Shannon significantly improved on the idea of an evaluation function by looking more than one move ahead. In two players games, the main algorithm for looking a few moves ahead before applying the evaluation function is the alpha-beta search method which will be tested in a later post.

Let’s try to find and test a few evaluation functions for 2048.

Perhaps the simplest idea for evaluating a position is related to flying. According the great philosopher Douglas Adams,

*“There is an art to flying, or rather a knack. Its knack lies in learning to throw yourself at the ground and miss. … Clearly, it is this second part, the missing, that presents the difficulties.” ( HG2G).
*

Suffice it to say that in 2048, the longer you delay the end of the game (hitting the ground), the higher your score (the longer your flight). The game ends when all of the squares are filled with numbers, so if we just count every empty square as +1, then the board rating must be zero at the end of the game.

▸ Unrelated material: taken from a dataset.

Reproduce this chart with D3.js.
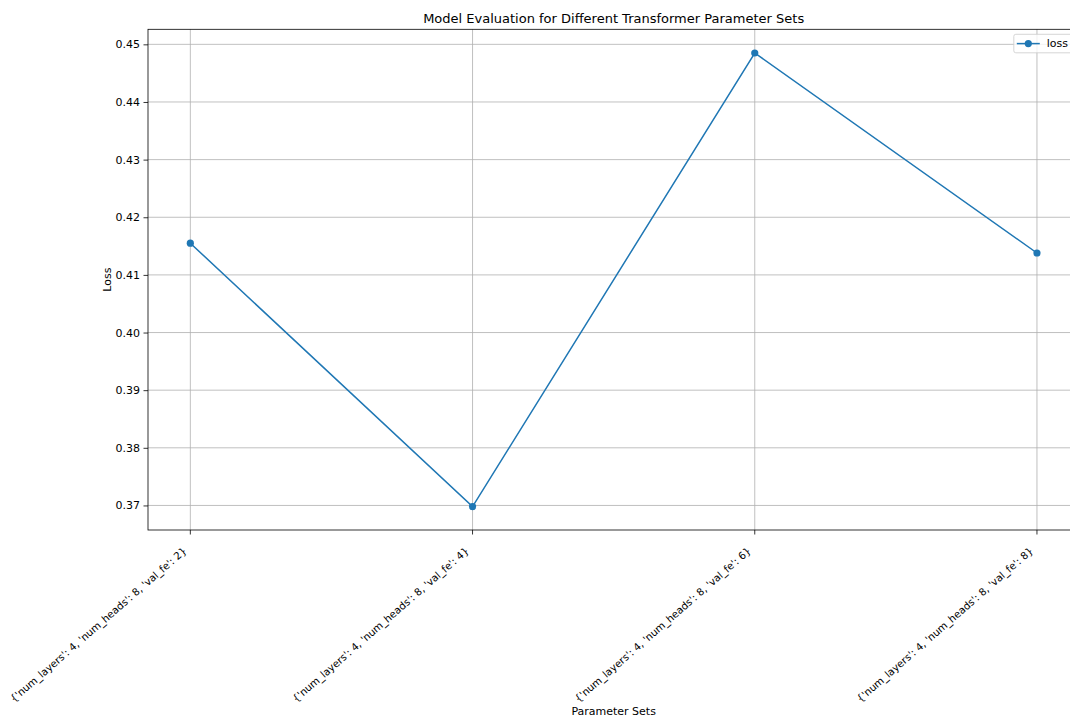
<!DOCTYPE html>
<html><head><meta charset="utf-8">
<script src="https://cdn.jsdelivr.net/npm/d3@7"></script>
<style>
html,body{margin:0;padding:0;overflow:hidden;background:#fff;}
text{font-family:"DejaVu Sans",sans-serif;fill:#000;}
</style></head>
<body><div id="chart"></div>
<script>
const categories = [
  "{'num_layers': 4, 'num_heads': 8, 'val_fe': 2}",
  "{'num_layers': 4, 'num_heads': 8, 'val_fe': 4}",
  "{'num_layers': 4, 'num_heads': 8, 'val_fe': 6}",
  "{'num_layers': 4, 'num_heads': 8, 'val_fe': 8}"
];
const lossValues = [0.4155, 0.3698, 0.4485, 0.4138];
const yTicks = [0.37, 0.38, 0.39, 0.40, 0.41, 0.42, 0.43, 0.44, 0.45];
const seriesName = "loss";
const titleText = "Model Evaluation for Different Transformer Parameter Sets";
const xLabel = "Parameter Sets";
const yLabel = "Loss";

const W = 1085, H = 718;
const m = {left:148, right:1079.3, top:29.3, bottom:530};
const svg = d3.select("#chart").append("svg").attr("width", W).attr("height", H);

// matplotlib margin: 5% of data range on each side
const x0 = d3.scaleLinear().domain([0 - 0.15, categories.length - 1 + 0.15]).range([m.left, m.right]);
const y = d3.scaleLinear().domain([0.36574, 0.45261]).range([m.bottom, m.top]);

const blue = "#1f77b4";
// grid
const g = svg.append("g");
g.selectAll(".hg").data(yTicks).join("line")
  .attr("x1", m.left).attr("x2", m.right)
  .attr("y1", d => y(d)).attr("y2", d => y(d))
  .attr("stroke", "#b0b0b0").attr("stroke-width", 0.8);
g.selectAll(".vg").data(categories).join("line")
  .attr("x1", (d,i) => x0(i)).attr("x2", (d,i) => x0(i))
  .attr("y1", m.top).attr("y2", m.bottom)
  .attr("stroke", "#b0b0b0").attr("stroke-width", 0.8);

// line
const line = d3.line().x((d,i) => x0(i)).y(d => y(d));
svg.append("path").datum(lossValues).attr("d", line)
  .attr("fill", "none").attr("stroke", blue).attr("stroke-width", 1.5);
svg.selectAll(".pt").data(lossValues).join("circle")
  .attr("cx", (d,i) => x0(i)).attr("cy", d => y(d)).attr("r", 3.6).attr("fill", blue);

// axes
const yAxis = d3.axisLeft(y).tickValues(yTicks).tickFormat(d3.format(".2f")).tickSize(4.5).tickPadding(3.5);
const ya = svg.append("g").attr("transform", `translate(${m.left},0)`).call(yAxis);
ya.select(".domain").remove();
ya.selectAll("line").attr("stroke", "#000").attr("stroke-width", 0.8);
ya.selectAll("text").attr("font-size", 11).attr("font-family", "DejaVu Sans");

const xa = svg.append("g").attr("transform", `translate(0,${m.bottom})`);
xa.selectAll("line").data(categories).join("line")
  .attr("x1", (d,i) => x0(i)).attr("x2", (d,i) => x0(i))
  .attr("y1", 0).attr("y2", 4.5).attr("stroke", "#000").attr("stroke-width", 0.8);
xa.selectAll("text").data(categories).join("text")
  .attr("transform", (d,i) => `translate(${x0(i)-3},${22}) rotate(-41)`)
  .attr("text-anchor", "end")
  .attr("font-size", 10.2).text(d => d);

// spines
svg.append("rect").attr("x", m.left).attr("y", m.top)
  .attr("width", m.right - m.left).attr("height", m.bottom - m.top)
  .attr("fill", "none").attr("stroke", "#000").attr("stroke-width", 0.8);

// labels
svg.append("text").attr("x", (m.left + m.right)/2).attr("y", 23)
  .attr("text-anchor", "middle").attr("font-size", 13).text(titleText);
svg.append("text").attr("x", (m.left + m.right)/2).attr("y", 715)
  .attr("text-anchor", "middle").attr("font-size", 11).text(xLabel);
svg.append("text").attr("transform", `translate(111,${(m.top+m.bottom)/2}) rotate(-90)`)
  .attr("text-anchor", "middle").attr("font-size", 11).text(yLabel);

// legend
const lg = svg.append("g").attr("transform", `translate(${m.right - 65.5},${m.top + 5})`);
lg.append("rect").attr("x", 0).attr("y", 0).attr("width", 60).attr("height", 18.5)
  .attr("rx", 2).attr("fill", "#fff").attr("fill-opacity", 0.8)
  .attr("stroke", "#cccccc").attr("stroke-width", 0.8);
lg.append("line").attr("x1", 3).attr("x2", 26).attr("y1", 9.3).attr("y2", 9.3)
  .attr("stroke", blue).attr("stroke-width", 1.5);
lg.append("circle").attr("cx", 14.5).attr("cy", 9.3).attr("r", 3.6).attr("fill", blue);
lg.append("text").attr("x", 33).attr("y", 13.2).attr("font-size", 11).text(seriesName);
</script>
</body></html>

I ran 1000 simulated games with the Empty Tile evaluation function and got an average ending tile total of 390. The strategy ended the games with a maximum tile of 512 tile 25 times, a 256 tile 388 times, 128 491 times, 64 92 times, and 32 4 times.

Well, that didn’t seem like anything spectacular. Let’s try to group like tiles—if there are two 128 tiles, let’s try to put them side-by-side. Of course, the idea of putting like tiles together is obvious. Slightly less obvious is the idea of trying to put nearly equal tiles together. Over at stackoverflow.com, the user ovolve, the author of the first 2048 AI, suggested the criteria of “smoothness” in his great post about how his AI worked. There are some interesting ways to measure smoothness with Fourier transforms, but just to keep things simple, let’s measure smoothness by totaling the differences between side-by-side tiles. For example, the smoothness of the board below would be

2+2+4 (first row) + 30+32 (second row) + 14+ 48 + 64 (third row) + 12 + 16 (fourth) + 2+0+2 (first col) + 30+16 + 0 (second) + 4 + 64 + 64 + 128 + 128

which sums to 662.

Once again I ran a 1000 games using smoothness as an evaluation function. The average ending tile total was 720, a new high. The strategy had a maximum ending tile total of 1024 3 times, 512 263 times, 256 642 times, 128 87 times, and 64 5 times. This looks very promising.

Let’s try ovolve’s last criteria — monotonicity. The idea of monotonicity is that we prefer that each row or column is sorted. On the board above, the top row

4 > 2 < 4 > 0 is not sorted. The second 2 < 32 > 0 = 0 and forth 4 < 16 > 0 = 0 rows are sorted only if the spaces are ignored. The third row 2 < 16 < 64 < 128 is fully sorted. Let’s measure the degree of monotonicity by counting how many times we switch from a less than sign to a greater than sign or vice-versa. For the first row we get 2 changes because the greater than sign 4 > 2 changed to a less than sign 2 < 4 and then changed again in 4 > 0. We also get two changes for 2 < 32 > 0, no sign changes in the third row (perfectly monotonic), and two changes in the last row.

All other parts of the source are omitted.